Miller v. Porter

The opinion of the court was delivered, by

Woodward, C. J.

John M. Porter, of Tarentum, Allegheny county, died on 3d December 1865, having made his last will on the 30th November 1865. After several specific bequests, he bequeaths “ $50,000 to be expended in the purchase of a lot or lots, and the erection of a college or university with library-rooms, &c., &c., to be located in or near Tarentum; together with my library and $6000 additional, to be expended in the purchase of useful books for the library; and it is my wish that the said college or university be known as the Porter University or College.” By a subsequent clause, he directed that after the sale of his real estate a proportionate amount of the proceeds be “ expended in the college or university buildings, library, &c.” He appointed seven trustees to take the title to the college lots, to erect the buildings, procure a charter and a library, and to have the general management of the whole concern, with power to add to their number and to provide for the appointment of successors.

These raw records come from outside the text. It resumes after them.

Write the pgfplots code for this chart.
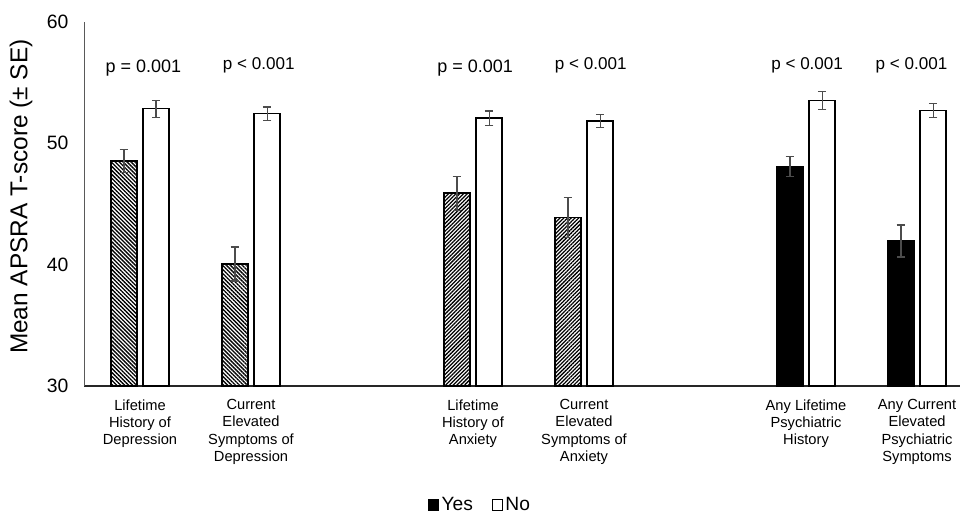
\documentclass[border=0pt]{standalone}
\usepackage{fontspec}
\setmainfont{Liberation Sans}
\usepackage{pgfplots}
\usepackage{pgfplotstable}
\pgfplotsset{compat=1.18}
\usetikzlibrary{patterns,patterns.meta}

% Yes bars are drawn at category - 0.145, No bars at category + 0.145
\pgfplotstableread{
x y e
-0.145 48.55 0.95
0.855 40.06 1.40
}\yesdep
\pgfplotstableread{
x y e
2.855 45.89 1.40
3.855 43.88 1.65
}\yesanx
\pgfplotstableread{
x y e
5.855 48.08 0.82
6.855 41.95 1.32
}\yespsy
\pgfplotstableread{
x y e
0.145 52.86 0.70
1.145 52.45 0.55
3.145 52.08 0.58
4.145 51.85 0.55
6.145 53.52 0.74
7.145 52.70 0.60
}\no

\begin{document}
\begin{tikzpicture}
\begin{axis}[
  at={(0,0)}, anchor=south west,
  scale only axis, width=656.625pt, height=273pt,
  xmin=-0.5, xmax=7.387, ymin=30, ymax=60,
  ytick={30,40,50,60},
  xtick={0,1,3,4,6,7},
  xticklabels={{Lifetime\\History of\\Depression},{Current\\Elevated\\Symptoms of\\Depression},{Lifetime\\History of\\Anxiety},{Current\\Elevated\\Symptoms of\\Anxiety},{Any Lifetime\\Psychiatric\\History},{Any Current\\Elevated\\Psychiatric\\Symptoms}},
  xticklabel style={align=center, font=\fontsize{11pt}{13pt}\selectfont, yshift=-6.5pt},
  yticklabel style={font=\fontsize{14.5pt}{17pt}\selectfont, xshift=-8.5pt},
  /pgf/number format/assume math mode=true,
  axis x line=bottom, axis y line=left,
  x axis line style={-, draw=black!85, line width=1.1pt},
  y axis line style={-, draw=black!65, line width=0.9pt},
  major tick length=0pt,
  ylabel={Mean APSRA T-score (± SE)},
  ylabel style={at={([xshift=-47.5pt]axis description cs:0,0.52)}, anchor=center, font=\fontsize{18.3pt}{21pt}\selectfont},
  error bars/error bar style={draw=black!70, line width=0.9pt},
  error bars/error mark options={rotate=90, draw=black!70, line width=0.9pt, mark size=3.2pt},
  legend style={at={([yshift=-89.25pt]axis description cs:0.452,0)}, anchor=center, draw=none,
     font=\fontsize{14.4pt}{16pt}\selectfont, legend columns=2,
     /tikz/every even column/.append style={column sep=12pt}},
  legend cell align=left,
]
\addplot[ybar, bar width=0.234, bar shift=0pt, draw=black, line width=1.1pt,
  pattern={Lines[angle=-45,distance=2.1pt,line width=1pt]}, forget plot,
  error bars/.cd, y dir=both, y explicit]
  table[x=x, y=y, y error=e]{\yesdep};
\addplot[ybar, bar width=0.234, bar shift=0pt, draw=black, line width=1.1pt,
  pattern={Lines[angle=45,distance=2.0pt,line width=0.95pt]}, forget plot,
  error bars/.cd, y dir=both, y explicit]
  table[x=x, y=y, y error=e]{\yesanx};
\addplot[ybar, bar width=0.234, bar shift=0pt, draw=black, line width=1.1pt,
  fill=black, forget plot,
  error bars/.cd, y dir=both, y explicit]
  table[x=x, y=y, y error=e]{\yespsy};
\addplot[ybar, bar width=0.234, bar shift=0pt, draw=black, line width=1.1pt,
  fill=white, forget plot,
  error bars/.cd, y dir=both, y explicit]
  table[x=x, y=y, y error=e]{\no};

\addlegendimage{legend image code/.code={\draw[fill=black,draw=black,line width=0.6pt] (0pt,-3.9pt) rectangle (7.8pt,3.9pt);}}
\addlegendentry{Yes}
\addlegendimage{legend image code/.code={\draw[fill=white,draw=black,line width=0.6pt] (0pt,-3.9pt) rectangle (7.8pt,3.9pt);}}
\addlegendentry{No}

\node[font=\fontsize{13.5pt}{16pt}\selectfont] at (axis cs:0.03,56.2) {p = 0.001};
\node[font=\fontsize{12.8pt}{15pt}\selectfont] at (axis cs:1.07,56.4) {p < 0.001};
\node[font=\fontsize{13.5pt}{16pt}\selectfont] at (axis cs:3.02,56.2) {p = 0.001};
\node[font=\fontsize{12.8pt}{15pt}\selectfont] at (axis cs:4.06,56.4) {p < 0.001};
\node[font=\fontsize{12.8pt}{15pt}\selectfont] at (axis cs:6.01,56.4) {p < 0.001};
\node[font=\fontsize{12.8pt}{15pt}\selectfont] at (axis cs:6.95,56.4) {p < 0.001};
\end{axis}
\pgfresetboundingbox
\path[use as bounding box] (-63.375pt,-96pt) rectangle (656.625pt,289.5pt);
\end{tikzpicture}
\end{document}
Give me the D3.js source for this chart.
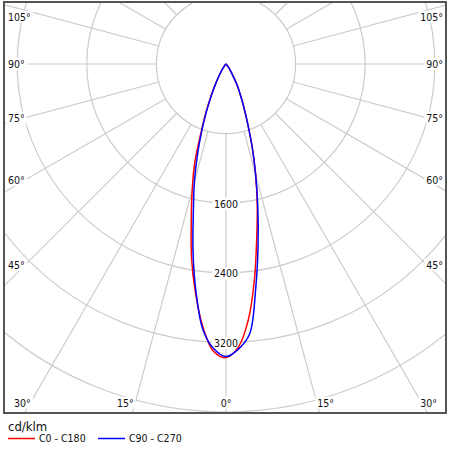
<!DOCTYPE html>
<html>
<head>
<meta charset="utf-8">
<script src="https://cdn.jsdelivr.net/npm/d3@7"></script>
<style>
  body { margin: 0; background: #fff; }
  svg { display: block; font-family: "DejaVu Sans Condensed", "DejaVu Sans", sans-serif; }
</style>
</head>
<body>
<div id="chart"></div>
<script>
// gamma angles (deg from nadir) and intensities in cd/klm
var gammas = [0, 2.5, 5, 7.5, 10, 12.5, 15, 17.5, 20, 22.5, 25, 27.5, 30, 35, 40, 45, 50, 55, 60, 65, 70, 75, 80, 85, 90];
var c0   = [3375, 3257, 2950, 2501, 2033, 1660, 1316, 1000, 726, 532, 390, 288, 180, 75, 28, 11, 5, 3, 2, 1, 1, 0, 0, 0, 0];
var c180 = [3375, 3304, 3038, 2668, 2277, 1844, 1502, 1200, 840, 600, 410, 275, 170, 72, 27, 11, 5, 3, 2, 1, 1, 0, 0, 0, 0];
var c90  = [3363, 3280, 3115, 2611, 2122, 1690, 1316, 1000, 726, 532, 390, 288, 180, 75, 28, 11, 5, 3, 2, 1, 1, 0, 0, 0, 0];
var c270 = [3363, 3274, 3060, 2642, 2184, 1732, 1404, 1088, 809, 579, 395, 261, 165, 70, 26, 10, 5, 3, 2, 1, 1, 0, 0, 0, 0];

var rings = [800, 1600, 2400, 3200, 4000];
var ringLabels = [1600, 2400, 3200];
var angleTicks = [0, 15, 30, 45, 60, 75, 90, 105];
var series = [
  {name: "C0 - C180", color: "#ff0000", right: c0, left: c180},
  {name: "C90 - C270", color: "#0000ff", right: c90, left: c270}
];

var width = 453, height = 450;
var cx = 226, cy = 64;
var fx = 4, fy = 2, fw = 442, fh = 411;

var r = d3.scaleLinear().domain([0, 4000]).range([0, 348]);
var rad = d => d * Math.PI / 180;

var svg = d3.select("#chart").append("svg")
    .attr("width", width)
    .attr("height", height);

svg.append("clipPath").attr("id", "frame-clip")
  .append("rect")
    .attr("x", fx + 1).attr("y", fy + 1)
    .attr("width", fw - 2).attr("height", fh - 2);

var grid = svg.append("g").attr("clip-path", "url(#frame-clip)");

grid.selectAll("circle")
  .data(rings)
  .join("circle")
    .attr("cx", cx).attr("cy", cy)
    .attr("r", d => r(d))
    .attr("fill", "none")
    .attr("stroke", "#cccccc")
    .attr("stroke-width", 1.2);

// spokes every 15 degrees, starting at the first ring
var spokes = d3.range(0, 360, 15);
grid.selectAll("line")
  .data(spokes)
  .join("line")
    .attr("x1", d => cx + r(rings[0]) * Math.sin(rad(d)))
    .attr("y1", d => cy + r(rings[0]) * Math.cos(rad(d)))
    .attr("x2", d => cx + 700 * Math.sin(rad(d)))
    .attr("y2", d => cy + 700 * Math.cos(rad(d)))
    .attr("stroke", "#cccccc")
    .attr("stroke-width", 1.2);

// label with a white box behind it
function boxedText(g, x, y, txt, anchor) {
  var t = g.append("text")
      .attr("x", x).attr("y", y)
      .attr("dy", "0.35em")
      .attr("text-anchor", anchor)
      .attr("font-size", 10.5)
      .attr("fill", "#111")
      .text(txt);
  var b = t.node().getBBox();
  g.insert("rect", "text")
      .attr("x", b.x - 2).attr("y", b.y)
      .attr("width", b.width + 4).attr("height", b.height)
      .attr("fill", "#fff");
}

var labels = svg.append("g");

angleTicks.forEach(function(a) {
  var g = labels.append("g");
  if (a <= 30) {
    var yb = 397;
    var xs = (yb - cy) * Math.tan(rad(a));
    if (a === 0) {
      boxedText(g, cx, 403, a + "°", "middle");
    } else {
      boxedText(labels.append("g"), cx - xs - 3, 403, a + "°", "end");
      boxedText(g, cx + xs + 2, 403, a + "°", "start");
    }
  } else {
    var ys = cy + (cx - 25) / Math.tan(rad(a));
    ys = Math.max(ys, 17);
    boxedText(g, 8, ys, a + "°", "start");
    boxedText(labels.append("g"), 443, ys, a + "°", "end");
  }
});

ringLabels.forEach(function(v) {
  boxedText(labels.append("g"), cx, cy + r(v) + 1, v, "middle");
});

// photometric curves
var radial = d3.lineRadial()
    .angle(d => d.a)
    .radius(d => r(d.v))
    .curve(d3.curveCatmullRom.alpha(0.5));

series.forEach(function(s) {
  var pts = [];
  for (var i = gammas.length - 1; i >= 0; i--) pts.push({a: Math.PI + rad(gammas[i]), v: s.left[i]});
  for (var j = 1; j < gammas.length; j++) pts.push({a: Math.PI - rad(gammas[j]), v: s.right[j]});
  svg.append("path")
      .attr("transform", "translate(" + cx + "," + cy + ")")
      .attr("d", radial(pts))
      .attr("fill", "none")
      .attr("stroke", s.color)
      .attr("stroke-width", 1.5)
      .attr("stroke-linejoin", "round");
});

svg.append("rect")
    .attr("x", fx).attr("y", fy)
    .attr("width", fw).attr("height", fh)
    .attr("fill", "none")
    .attr("stroke", "#555")
    .attr("stroke-width", 2);

// legend
svg.append("text")
    .attr("x", 8).attr("y", 431)
    .attr("font-size", 13)
    .attr("fill", "#111")
    .text("cd/klm");

var legX = [8, 98];
var leg = svg.selectAll(".leg")
  .data(series)
  .join("g")
    .attr("class", "leg")
    .attr("transform", (d, i) => "translate(" + legX[i] + ",438.5)");
leg.append("line")
    .attr("x1", 0).attr("x2", 27)
    .attr("stroke", d => d.color)
    .attr("stroke-width", 1.5);
leg.append("text")
    .attr("x", 31).attr("dy", "0.35em")
    .attr("font-size", 10.5)
    .attr("fill", "#111")
    .text(d => d.name);
</script>
</body>
</html>
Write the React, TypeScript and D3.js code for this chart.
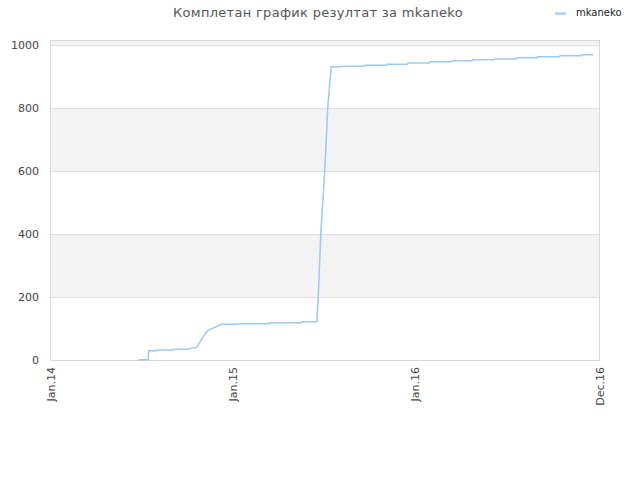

The trustees procured a legislative incorporation of the Porter University of Tarentum; and the executors of the will were by said act directed to hand over to said trustees the moneys bequeathed to the university. The heirs at law thereupon filed their bill in equity claiming the funds, and praying that the executors and trustees be enjoined from proceeding further to execute the trusts in respect to the Porter University, on the ground that the devise is void, being for a charitable use and within the prohibition of the 11th section of the Act of 26th April 1855, Purd. 1018.

The 10th section of this act relates to and regulates dispositions of property made for “ any religious, charitable, literary or scientific use.” The 11th section declares, that no estate, real or personal, shall be bequeathed, devised or conveyed to any body politic or person in trust for “ religious or charitable uses,” except the same be done by deed or will at least one calendar month before the decease of the testator or alienor. The 12th section comes back again to “ religious, charitable, literary or scientific” uses and trusts, and further regulates them.

If the phraseology of the 10th and 12th sections had been retained in the 11th, there would be no question here, for the money given to the Porter University would have been, beyond all doubt, for “ literary and scientific” uses; but as it is only the 11th section which avoids the devise if made within a month before the death, the question is whether the devise to the Porter University was for a “ religious or charitable” use. And this is the only material question upon the record.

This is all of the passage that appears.